Apart from the current display performance requirements to be fulfilled in modern TV applications, the use of appropriate LPP materials is furthermore also guided by the necessity to achieve specific optical and electro-optical properties, e.g. with respect to the compatibility with the TFT (thin film transistors). Other important characteristics of the materials must also be taken into consideration, i.e. those crucial parameters directly related to and dependent on the molecular properties of the material. Primarily such characteristics are:                High voltage holding ratio (VHR), i.e. VHR of >90% (measured at 80° C.)        High stability of the induced pre-tilt angle against light and heat        Low alignment energy profile (short irradiation time and/or low irradiation energy)        
In the case of LCDs of thin-film transistor type a certain amount of charge is applied over the course of a very short period of time to the electrodes of a pixel and must not subsequently drain away by means of the resistance of the liquid crystal. The ability to hold that charge and thus to hold the voltage drop over the liquid crystal is quantified by what is known as the “voltage holding ratio” (VHR). It is the ratio of the RMS-voltage (root mean square voltage) at a pixel within one frame period and the initial value of the voltage applied.
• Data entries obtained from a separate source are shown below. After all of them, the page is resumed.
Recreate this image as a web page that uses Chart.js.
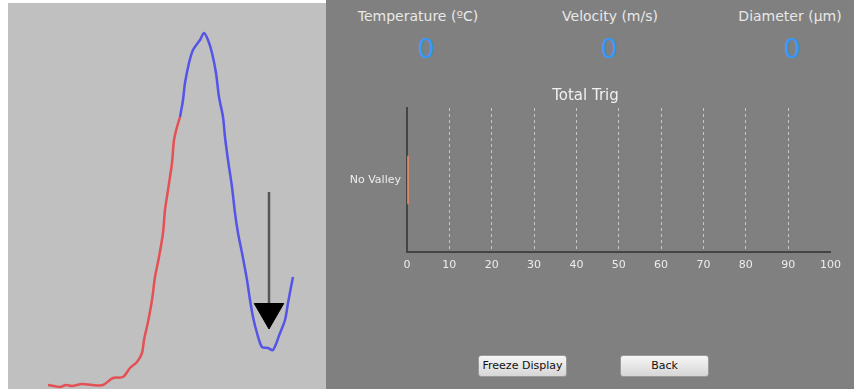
<!DOCTYPE html>
<html>
<head>
<meta charset="utf-8">
<script src="https://cdn.jsdelivr.net/npm/chart.js@4"></script>
<style>
  html, body { margin: 0; padding: 0; background: #fff; }
  body { width: 854px; height: 389px; position: relative; overflow: hidden; font-family: "DejaVu Sans", sans-serif; }
  #left { position: absolute; left: 8px; top: 3px; width: 318px; height: 386px; background: #c0c0c0; }
  #right { position: absolute; left: 326px; top: 0; width: 528px; height: 389px; background: #808080; }
  .lbl { position: absolute; top: 8px; color: #e8e8e8; font-size: 14px; transform: translateX(-50%); white-space: nowrap; }
  .val { position: absolute; top: 33px; color: #3399ff; font-size: 27px; transform: translateX(-50%); }
  .btn { position: absolute; top: 355px; width: 89px; height: 22px; box-sizing: border-box;
         border: 1px solid #9a9a9a; border-radius: 3px; background: linear-gradient(#f6f6f6, #d6d6d6);
         font-size: 11px; color: #111; text-align: center; line-height: 20px; }
  #trigWrap { position: absolute; left: -3px; top: 85px; width: 525px; height: 195px; }
</style>
</head>
<body>
<div id="left"><canvas id="signal"></canvas></div>
<div id="right">
  <div class="lbl" style="left:92px">Temperature (ºC)</div>
  <div class="lbl" style="left:284px">Velocity (m/s)</div>
  <div class="lbl" style="left:464px">Diameter (µm)</div>
  <div class="val" style="left:100px">0</div>
  <div class="val" style="left:283px">0</div>
  <div class="val" style="left:466px">0</div>
  <div id="trigWrap"><canvas id="trig"></canvas></div>
  <div class="btn" style="left:152px">Freeze Display</div>
  <div class="btn" style="left:294px">Back</div>
</div>
<script>
// signal trace (sample index vs amplitude), rising edge and falling part
const riseTime = [0, 6, 12, 18, 24, 34, 44, 55, 65, 75, 82, 89, 94, 96, 100, 104, 107, 111, 115, 117, 120, 124, 126, 129, 132];
const riseAmp  = [1, 0, -1, 1, 0, 2, 1, 1, 8, 9, 18, 24, 33, 46, 64, 86, 109, 129, 153, 176, 196, 223, 246, 259, 269];
const fallTime = [132, 135, 137, 141, 145, 152, 156, 160, 164, 168, 171, 175, 177, 180, 184, 187, 190, 194, 199, 202, 205, 209, 214, 220, 225, 232, 237, 240, 243, 245];
const fallAmp  = [269, 286, 303, 323, 336, 346, 353, 346, 333, 313, 289, 269, 249, 226, 199, 173, 153, 133, 106, 86, 69, 53, 39, 38, 36, 53, 66, 83, 99, 109];
// valley marker
const markerTime = 221;
const markerAmp = [194, 74];

// Total Trig bar chart
const trigCategories = ["No Valley"];
const trigValues = [0.4];
const trigTicks = [0, 10, 20, 30, 40, 50, 60, 70, 80, 90, 100];

const pts = (xs, ys) => xs.map((x, i) => ({ x: x, y: ys[i] }));

new Chart(document.getElementById("signal"), {
  type: "line",
  data: {
    datasets: [
      { data: pts(riseTime, riseAmp), borderColor: "rgb(228,80,84)", borderWidth: 2.5, pointRadius: 0, tension: 0.3 },
      { data: pts(fallTime, fallAmp), borderColor: "rgb(84,84,232)", borderWidth: 2.5, pointRadius: 0, tension: 0.3 },
      {
        data: markerAmp.map((a) => ({ x: markerTime, y: a })),
        borderColor: "#555", borderWidth: 2.5,
        pointRadius: [0, 17], pointStyle: "triangle", rotation: 180,
        pointBackgroundColor: "#000", pointBorderColor: "#000", pointBorderWidth: 1,
      },
    ],
  },
  options: {
    responsive: true, maintainAspectRatio: false, animation: false,
    layout: { padding: 0, autoPadding: false },
    plugins: { legend: { display: false }, tooltip: { enabled: false } },
    scales: {
      x: { type: "linear", display: false, min: -40, max: 278 },
      y: { type: "linear", display: false, min: -3, max: 383 },
    },
  },
});

new Chart(document.getElementById("trig"), {
  type: "bar",
  data: {
    labels: trigCategories,
    datasets: [{ data: trigValues, backgroundColor: "rgb(218,138,104)", barThickness: 48 }],
  },
  options: {
    indexAxis: "y",
    responsive: true, maintainAspectRatio: false, animation: false,
    plugins: {
      legend: { display: false }, tooltip: { enabled: false },
      title: {
        display: true, text: "Total Trig", color: "#f0f0f0",
        font: { family: "DejaVu Sans", size: 15, weight: "normal" },
        padding: { top: 2, bottom: 3 },
      },
    },
    scales: {
      x: {
        min: 0, max: 100,
        afterBuildTicks: (s) => { s.ticks = trigTicks.map((v) => ({ value: v })); },
        afterFit: (s) => { s.height = 28; },
        ticks: { color: "#ececec", font: { family: "DejaVu Sans", size: 11 }, padding: 7 },
        grid: {
          drawTicks: false,
          color: (c) => (c.tick && (c.tick.value === 0 || c.tick.value === 100) ? "rgba(0,0,0,0)" : "rgba(215,215,215,0.8)"),
          lineWidth: 1,
        },
        border: { display: true, color: "#444", width: 2, dash: [3, 3] },
      },
      y: {
        afterFit: (s) => { s.width = 84; },
        ticks: { color: "#ececec", font: { family: "DejaVu Sans", size: 11 }, padding: 6 },
        grid: { display: false, drawTicks: false },
        border: { display: true, color: "#444", width: 2 },
      },
    },
  },
});
</script>
</body>
</html>
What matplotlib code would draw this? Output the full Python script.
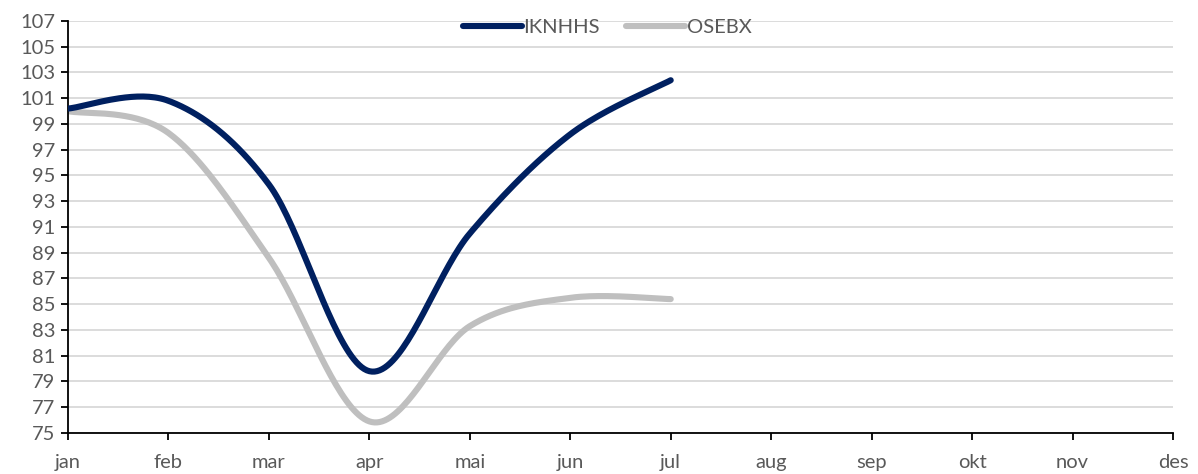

Photo-reactive materials for orientation layers with improved voltage holding ratios (VHR) are described in WO-A-99/49360, JP-A-10-195296 corresponding to U.S. Pat. No. 6,066,696, JP-A-10-232400 corresponding to U.S. Pat. No. 6,027,772, WO-A-99/15576 and WO-A-99/51662. In WO-A-99/49360, JP-A-10-195296 and JP-A-10-232400 blends of polymeric compounds are described, containing photo-reactive polymers and polyimides.
In WO-A-99/15576 and WO-A-99/51662 polyimides having photo-reactive cinnamate groups incorporated in their side chains are described. WO-A-99/15576 for instance discloses photo-active polymers which contain as side-chain specific photo-cross-linkable groups and of which a typical monomer unit is 6-{2-methoxy-4-[(1E)-3-methoxy-3-oxoprop-1-enyl]phenoxy}hexyl 3,5-diaminobenzoate.